Simulated annealing (SA) is a well-known algorithm for solving combinatorial optimization problems. However, the computation time of SA increases rapidly, as the size of the problem grows. Recently, a stochastic simulated annealing (SSA) algorithm that converges faster than conventional SA has been reported. In this paper, we present a hardware-aware SSA (HA- SSA) algorithm for memory-efficient FPGA implementations. HA-SSA can reduce the memory usage of storing intermediate results while maintaining the computing speed of SSA. For evaluation purposes, the proposed algorithm is compared with the conventional SSA and SA approaches on maximum cut combinatorial optimization problems. HA-SSA achieves a convergence speed that is up to 114-times faster than that of the conventional SA algorithm depending on the maximum cut problem selected from the G-set which is a dataset of the maximum cut problems. HA-SSA is implemented on a field-programmable gate array (FPGA) (Xilinx Kintex-7), and it achieves up to 6-times the memory efficiency of conventional SSA while maintaining high solution quality for optimization problems.

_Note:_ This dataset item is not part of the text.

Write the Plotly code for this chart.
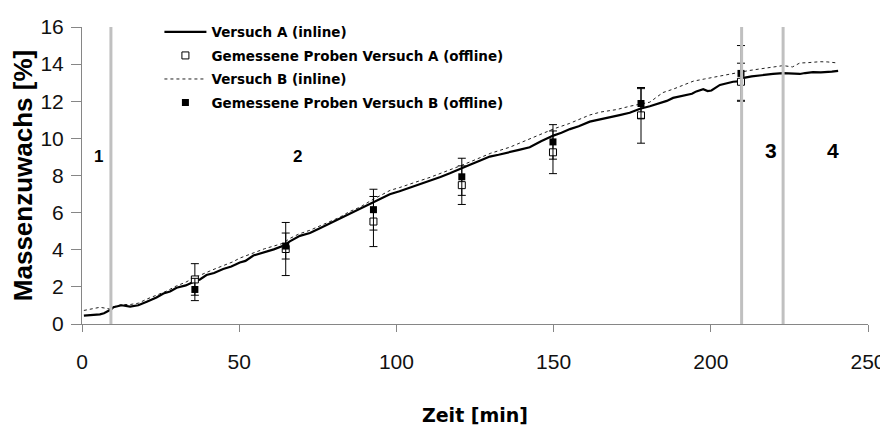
import plotly.graph_objects as go

# ---- Data ----
time_a = [0.6, 3, 5.7, 7, 8.4, 9.2, 10, 12.6, 15.3, 17.9, 20.6, 23.7, 25.9, 28, 30.1, 33, 35.4, 37.5,
          39.6, 42, 44.9, 47.5, 50.2, 52, 54.5, 56.5, 58.7, 61, 64, 66.1, 69.3, 72.5, 75.5, 78.9, 82,
          85.2, 88.5, 91.6, 95, 97.9, 101, 104.3, 107.5, 110.7, 114, 117, 120, 123.4, 126.5, 129.7,
          132.5, 136.1, 139, 142.4, 146, 149.9, 152.5, 155.2, 158, 161.5, 164.5, 167.9, 171, 174.2,
          177.5, 180.6, 183.8, 186, 188, 190, 192.3, 194, 195.4, 196.5, 197.6, 199, 200.2, 202.9, 205,
          207.1, 209.6, 210.5, 213, 215.6, 219.8, 223, 226, 228.3, 230, 232.5, 235, 236.8, 238.5, 240.5]
mass_a = [0.45, 0.48, 0.52, 0.58, 0.70, 0.78, 0.90, 1.01, 0.94, 1.01, 1.20, 1.43, 1.64, 1.75, 1.95, 2.08,
          2.26, 2.40, 2.64, 2.75, 2.96, 3.10, 3.31, 3.40, 3.69, 3.78, 3.90, 4.02, 4.21, 4.45, 4.75, 4.90,
          5.15, 5.43, 5.65, 5.95, 6.18, 6.47, 6.75, 6.99, 7.15, 7.34, 7.52, 7.72, 7.92, 8.12, 8.35, 8.58,
          8.80, 9.02, 9.12, 9.25, 9.38, 9.52, 9.85, 10.15, 10.30, 10.50, 10.65, 10.90, 11.00, 11.13,
          11.25, 11.38, 11.60, 11.73, 11.90, 12.02, 12.18, 12.25, 12.35, 12.40, 12.53, 12.58, 12.65,
          12.55, 12.58, 12.88, 12.95, 13.05, 13.08, 13.26, 13.34, 13.40, 13.47, 13.52, 13.50, 13.47,
          13.52, 13.57, 13.56, 13.57, 13.60, 13.64]

time_b = [0.6, 3, 5.7, 7.5, 9, 10, 12.6, 15.3, 17.9, 20.6, 24, 27, 30, 33, 35.4, 39, 42, 45, 48, 50.2,
          54, 58, 61, 64, 66, 69, 72.5, 76, 79, 82, 85, 88.5, 91.6, 95, 98, 101, 104.3, 107.5, 110.7,
          114, 117, 120, 123.4, 126.5, 130, 136, 140, 145, 150, 155, 161.5, 165, 170, 174.2, 177.5,
          180.6, 183, 184.8, 188, 192, 194.4, 198, 201, 205, 209.6, 212, 215.6, 219.8, 223, 226, 228.3,
          231, 234.7, 237, 240.5]
mass_b = [0.73, 0.80, 0.90, 0.85, 0.80, 0.92, 1.05, 1.05, 1.12, 1.34, 1.58, 1.78, 2.05, 2.25, 2.47, 2.75,
          2.95, 3.15, 3.35, 3.55, 3.80, 4.05, 4.20, 4.35, 4.60, 4.85, 5.05, 5.30, 5.55, 5.75, 6.05, 6.30,
          6.62, 6.95, 7.20, 7.35, 7.52, 7.72, 7.90, 8.10, 8.30, 8.50, 8.73, 8.95, 9.20, 9.52, 9.80, 10.15,
          10.51, 10.80, 11.26, 11.42, 11.55, 11.73, 11.85, 11.95, 12.25, 12.47, 12.65, 12.90, 13.08,
          13.20, 13.30, 13.43, 13.60, 13.65, 13.74, 13.85, 13.92, 13.85, 14.06, 14.08, 14.13, 14.12, 14.06]

sample_time = [35.9, 64.8, 92.7, 120.8, 149.8, 177.8, 209.6]
sample_a = [2.40, 4.04, 5.52, 7.48, 9.25, 11.24, 13.05]
sample_a_err = [0.85, 1.43, 1.35, 1.04, 1.15, 1.50, 1.00]
sample_b = [1.86, 4.20, 6.16, 7.93, 9.81, 11.88, 13.50]
sample_b_err = [0.60, 0.70, 1.10, 1.00, 0.93, 0.80, 1.50]

phase_bounds = [9.2, 209.8, 223]
phase_labels = ["1", "2", "3", "4"]
phase_label_x = [5.1, 68.7, 219, 239]
phase_label_y = [9.0, 9.0, 9.35, 9.35]
phase_label_size = [17, 17, 21, 21]

name_a = "Versuch A (inline)"
name_as = "Gemessene Proben Versuch A (offline)"
name_b = "Versuch B (inline)"
name_bs = "Gemessene Proben Versuch B (offline)"

ARIAL = "Liberation Sans, Arial, sans-serif"
WIDE = "DejaVu Sans, Verdana, sans-serif"

fig = go.Figure()
fig.add_trace(go.Scatter(x=time_b, y=mass_b, mode="lines", name=name_b, legendrank=3, legendgroup="c",
                         line=dict(color="#222222", width=1, dash="3px,3px")))
fig.add_trace(go.Scatter(x=time_a, y=mass_a, mode="lines", name=name_a, legendrank=1, legendgroup="a",
                         line=dict(color="black", width=2.2)))
fig.add_trace(go.Scatter(x=sample_time, y=sample_a, mode="markers", name=name_as, legendrank=2,
                         legendgroup="b",
                         marker=dict(symbol="square", size=7, color="white", line=dict(color="black", width=1)),
                         error_y=dict(type="data", array=sample_a_err, color="black", thickness=1, width=4)))
fig.add_trace(go.Scatter(x=sample_time, y=sample_b, mode="markers", name=name_bs, legendrank=4,
                         legendgroup="d",
                         marker=dict(symbol="square", size=7, color="black", line=dict(color="black", width=0)),
                         error_y=dict(type="data", array=sample_b_err, color="black", thickness=1, width=4)))

for xb in phase_bounds:
    fig.add_shape(type="line", x0=xb, x1=xb, y0=0, y1=16, xref="x", yref="y",
                  line=dict(color="#c0c0c0", width=3), layer="above")

for lab, lx, ly, ls in zip(phase_labels, phase_label_x, phase_label_y, phase_label_size):
    fig.add_annotation(x=lx, y=ly, text="<b>%s</b>" % lab, showarrow=False, xref="x", yref="y",
                       font=dict(family=ARIAL, size=ls, color="black"))

# The page body adds an 8px offset, so the figure is 8px smaller and margins are shifted.
fig.update_layout(
    width=880, height=422,
    margin=dict(l=74, r=20, t=9, b=106),
    paper_bgcolor="white", plot_bgcolor="white",
    font=dict(family=ARIAL, color="black"),
    showlegend=True,
    legend=dict(x=0.0985, y=1.035, xanchor="left", yanchor="top", bgcolor="rgba(0,0,0,0)",
                font=dict(family=WIDE, size=13.5, color="black", weight="bold"),
                traceorder="grouped", tracegroupgap=3, itemwidth=42),
    xaxis=dict(range=[0, 250], tickvals=[0, 50, 100, 150, 200, 250], showgrid=False, zeroline=False,
               showline=True, linecolor="#868686", linewidth=1, ticks="outside", ticklen=7,
               tickcolor="#868686", tickfont=dict(size=21, color="#111"), ticklabelstandoff=12,
               automargin=False,
               title=dict(text="<b>Zeit [min]</b>", font=dict(family=WIDE, size=19, color="black"),
                          standoff=36)),
    yaxis=dict(range=[0, 16], tickvals=[0, 2, 4, 6, 8, 10, 12, 14, 16], showgrid=False, zeroline=False,
               showline=True, linecolor="#868686", linewidth=1, ticks="outside", ticklen=10,
               tickcolor="#868686", tickfont=dict(size=21, color="#111"), ticklabelstandoff=3,
               automargin=False,
               title=dict(text="<b>Massenzuwachs [%]</b>", font=dict(family=ARIAL, size=26, color="black"),
                          standoff=2)),
)

fig.write_html("out.html")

翻译：模拟退火（SA）是解决组合优化问题的经典算法。然而，随着问题规模的增大，SA的计算时间会急剧增加。近期，一种收敛速度优于传统SA的随机模拟退火（SSA）算法被提出。本文提出一种面向硬件优化的SSA（HA-SSA）算法，旨在实现内存高效的现场可编程门阵列（FPGA）部署。HA-SSA能够在保持SSA计算速度的同时，显著降低存储中间结果的内存开销。为进行评估，所提算法在最大割组合优化问题上与传统SSA及SA方法进行了对比实验。在G-set（最大割问题数据集）中选取不同规模问题时，HA-SSA的收敛速度最高可达传统SA算法的114倍。该算法在FPGA平台（Xilinx Kintex-7）上实现后，在保持优化问题求解质量的同时，内存效率最高可达到传统SSA的6倍。